STUDY FOR "CLYTEMNESTRA." 1874
Leighton House Collection[ToList]
STUDY FOR "SUMMER MOON"
From Oil Sketch painted by Moonlight in Rome
Given by the late A. Waterhouse, R.A., to the Leighton House Collection[ToList]
The bar of red, which strikes a warm note among the cool lights and shadows of moonlight, adding immensely to the value of these tones, was suggested by the coral necklace, worn by the model from whom Leighton painted the study by moonlight for "Summer Moon" in Rome. "Egyptian Slinger" was Leighton's principal work exhibited in 1875, "The Daphnephoria" already engrossing most of his time and thought. This picture (89 × 204 inches), "a triumphal procession held every ninth year at Thebes in honour of Apollo and to commemorate a victory of the Thebans over the Aeolians of Arne" (see Proclus, "Chrestomath," p. 11), and the very fine portrait of Sir Richard Burton were exhibited in 1876. From some points of view "The Daphnephoria" is Leighton's greatest achievement. The difficulties he surmounted successfully in the work were of a character with which few English artists could cope at all. The size of the canvas alone would certainly have insisted on ten years' devotion to it from most modern artist-workmen. The extreme breadth of the arrangement of the masses, united with great beauty of line and form in the detail; the sense of the moving of a procession swinging along to the rhythmic phrases of chanted music; the brilliant light of Greece, striking on the fine surface of the marble platform along which the procession is moving and on the town below, which it has left behind, contrasting with the deep shadowed cypress grove rising as background to the figures;—all this is more than masterly: it is convincing. It is probably quite unlike what took place at Thebes every ninth year;—but Art is not Archæology. The written account of what took place fired Leighton's imagination to create a scene in which he treated the Greek function as the text; the wonderful light and the fineness of Greek atmosphere as the tone; the processional majesty and grace of movement as the action. The element of beauty which the record suggested to him was the truth of the scene to Leighton, and he has recorded the essence of it in an extraordinarily original work.

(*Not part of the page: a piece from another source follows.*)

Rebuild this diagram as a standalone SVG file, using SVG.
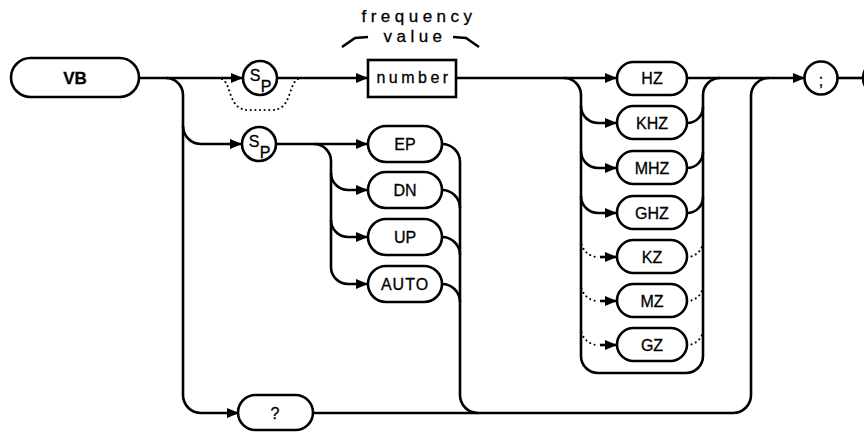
<svg xmlns="http://www.w3.org/2000/svg" width="864" height="432" viewBox="0 0 864 432">
<style>
.box{fill:#fff;stroke:#000;stroke-width:2.6}
.ln{fill:none;stroke:#000;stroke-width:2.6}
.dot{fill:none;stroke:#000;stroke-width:2;stroke-dasharray:0.1 4.5;stroke-linecap:round}
.t{font-family:"Liberation Sans",Arial,sans-serif;font-size:16px;text-anchor:middle;fill:#000;stroke:#000;stroke-width:0.3}
.b{font-weight:bold;font-size:17px}
.lab{font-family:"Liberation Sans",Arial,sans-serif;font-size:17px;letter-spacing:4.5px;text-anchor:middle;fill:#000;stroke:#000;stroke-width:0.3}
</style>
<defs>
<marker id="ar" markerUnits="userSpaceOnUse" markerWidth="14" markerHeight="12" refX="12" refY="6" orient="auto">
<path d="M0,1 L12,6 L0,11 Z" fill="#000"/>
</marker>
</defs>
<rect width="864" height="432" fill="#fff"/>
<g id="connectors">
<path class="ln" d="M139,78 H243" marker-end="url(#ar)"/>
<path class="ln" d="M277,78 H368" marker-end="url(#ar)"/>
<path class="ln" d="M456,78 H617" marker-end="url(#ar)"/>
<path class="ln" d="M687,78 H805" marker-end="url(#ar)"/>
<path class="ln" d="M838,78 H864"/>
<path class="dot" d="M222,79 C232,84 228,110 248,110 H272 C292,110 288,84 298,79"/>
<path class="ln" d="M166,78 A17,17 0 0 1 183,95 V395 A18,18 0 0 0 201,413 H239" marker-end="url(#ar)"/>
<path class="ln" d="M183,126 A18,18 0 0 0 201,144 H242" marker-end="url(#ar)"/>
<path class="ln" d="M276,144 H368" marker-end="url(#ar)"/>
<path class="ln" d="M314,144 A17,17 0 0 1 331,161 V267 A17,17 0 0 0 348,284 H368" marker-end="url(#ar)"/>
<path class="ln" d="M331,173 A17,17 0 0 0 348,190 H368" marker-end="url(#ar)"/>
<path class="ln" d="M331,220 A17,17 0 0 0 348,237 H368" marker-end="url(#ar)"/>
<path class="ln" d="M442,144 A18,18 0 0 1 460,162 V395 A18,18 0 0 0 478,413"/>
<path class="ln" d="M442,190 A18,18 0 0 1 460,208"/>
<path class="ln" d="M442,237 A18,18 0 0 1 460,255"/>
<path class="ln" d="M442,284 A18,18 0 0 1 460,302"/>
<path class="ln" d="M313,413 H733 A18,18 0 0 0 751,395 V96 A18,18 0 0 1 769,78"/>
<path class="ln" d="M564,78 A17,17 0 0 1 581,95 V356 A17,17 0 0 0 598,373 H686 A17,17 0 0 0 703,356 V95 A17,17 0 0 1 720,78"/>
<path class="ln" d="M581,106 A17,17 0 0 0 598,123 H617" marker-end="url(#ar)"/>
<path class="ln" d="M581,151 A17,17 0 0 0 598,168 H617" marker-end="url(#ar)"/>
<path class="ln" d="M581,196 A17,17 0 0 0 598,213 H617" marker-end="url(#ar)"/>
<path class="dot" d="M581,240 A17,17 0 0 0 598,257"/>
<path class="dot" d="M581,284 A17,17 0 0 0 598,301"/>
<path class="dot" d="M581,328 A17,17 0 0 0 598,345"/>
<path class="ln" d="M600,257 H617" marker-end="url(#ar)"/>
<path class="ln" d="M600,301 H617" marker-end="url(#ar)"/>
<path class="ln" d="M600,345 H617" marker-end="url(#ar)"/>
<path class="ln" d="M687,123 A16,16 0 0 0 703,107"/>
<path class="ln" d="M687,168 A16,16 0 0 0 703,152"/>
<path class="ln" d="M687,213 A16,16 0 0 0 703,197"/>
<path class="dot" d="M687,257 A16,16 0 0 0 703,241"/>
<path class="dot" d="M687,301 A16,16 0 0 0 703,285"/>
<path class="dot" d="M687,345 A16,16 0 0 0 703,329"/>
</g>
<g id="label-frequency-value">
<text class="lab" x="419" y="22">frequency</text>
<text class="lab" x="415" y="42">value</text>
<polyline class="ln" points="342,47 355,38 368,37"/>
<polyline class="ln" points="453,37 466,38 479,47"/>
</g>
<g id="node-VB"><rect class="box" x="11" y="58" width="128" height="39" rx="19.5"/><text class="t b" x="75" y="84">VB</text></g>
<g id="node-sp1"><circle class="box" cx="260" cy="78" r="17"/><text class="t" x="255" y="81" font-size="20">S</text><text class="t" x="266" y="92" font-size="18">P</text></g>
<g id="node-sp2"><circle class="box" cx="259" cy="144" r="17"/><text class="t" x="254" y="147" font-size="20">S</text><text class="t" x="265" y="158" font-size="18">P</text></g>
<g id="node-number"><rect class="box" x="368" y="60" width="88" height="37"/><text class="t" x="414" y="83" font-size="13" letter-spacing="3.5">number</text></g>
<g id="node-EP"><rect class="box" x="368" y="126" width="74" height="36" rx="18"/><text class="t" x="405" y="150">EP</text></g>
<g id="node-DN"><rect class="box" x="368" y="172" width="74" height="36" rx="18"/><text class="t" x="405" y="196">DN</text></g>
<g id="node-UP"><rect class="box" x="368" y="219" width="74" height="36" rx="18"/><text class="t" x="405" y="243">UP</text></g>
<g id="node-AUTO"><rect class="box" x="368" y="266" width="74" height="36" rx="18"/><text class="t" x="405" y="290" letter-spacing="1">AUTO</text></g>
<g id="node-HZ"><rect class="box" x="617" y="62" width="70" height="33" rx="16.5"/><text class="t" x="652" y="84">HZ</text></g>
<g id="node-KHZ"><rect class="box" x="617" y="106" width="70" height="33" rx="16.5"/><text class="t" x="652" y="129">KHZ</text></g>
<g id="node-MHZ"><rect class="box" x="617" y="151" width="70" height="33" rx="16.5"/><text class="t" x="652" y="174">MHZ</text></g>
<g id="node-GHZ"><rect class="box" x="617" y="196" width="70" height="33" rx="16.5"/><text class="t" x="652" y="219">GHZ</text></g>
<g id="node-KZ"><rect class="box" x="617" y="240" width="70" height="33" rx="16.5"/><text class="t" x="652" y="263">KZ</text></g>
<g id="node-MZ"><rect class="box" x="617" y="284" width="70" height="33" rx="16.5"/><text class="t" x="652" y="307">MZ</text></g>
<g id="node-GZ"><rect class="box" x="617" y="328" width="70" height="33" rx="16.5"/><text class="t" x="652" y="351">GZ</text></g>
<g id="node-query"><rect class="box" x="238" y="395" width="75" height="35" rx="17.5"/><text class="t" x="275" y="419" font-size="17">?</text></g>
<g id="node-semicolon"><circle class="box" cx="821" cy="78" r="16.5"/><text class="t" x="821" y="86" font-size="25">;</text></g>
<g id="node-next"><circle class="box" cx="880" cy="78" r="17"/></g>
</svg>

It was after Leighton's death that the picture first "struck home" to me. The last day of the exhibition of a wonderful man's life-work had come to an end one Saturday afternoon in the spring of 1897. It had been a record day at Burlington House; crowds had filled the galleries from morning till the light had begun to wane. Only a very few stragglers remained, but the keeper, Mr. Calderon, R.A., was there. One of the porters in his red gown came up to him, and petitioned for a half-hour more before the final closing of the doors on the message which Leighton had left to the world. Both men, the keeper and the porter, looked grave and sad. The great President had been beloved by all. The porter's request was granted, and it was during that short half-hour that I seemed for the first time fully to realise the great qualities of "The Daphnephoria"; the room being empty, it could be seen from the right distance, and the conception of the work and its completion spoke out very plainly and convincingly.
"THE DAPHNEPHORIA"—A TRIUMPHAL PROCESSION HELD AT THEBES IN HONOUR OF APOLLO. 1876
By permission of the Fine Art Society, the owners of the Copyright[ToList]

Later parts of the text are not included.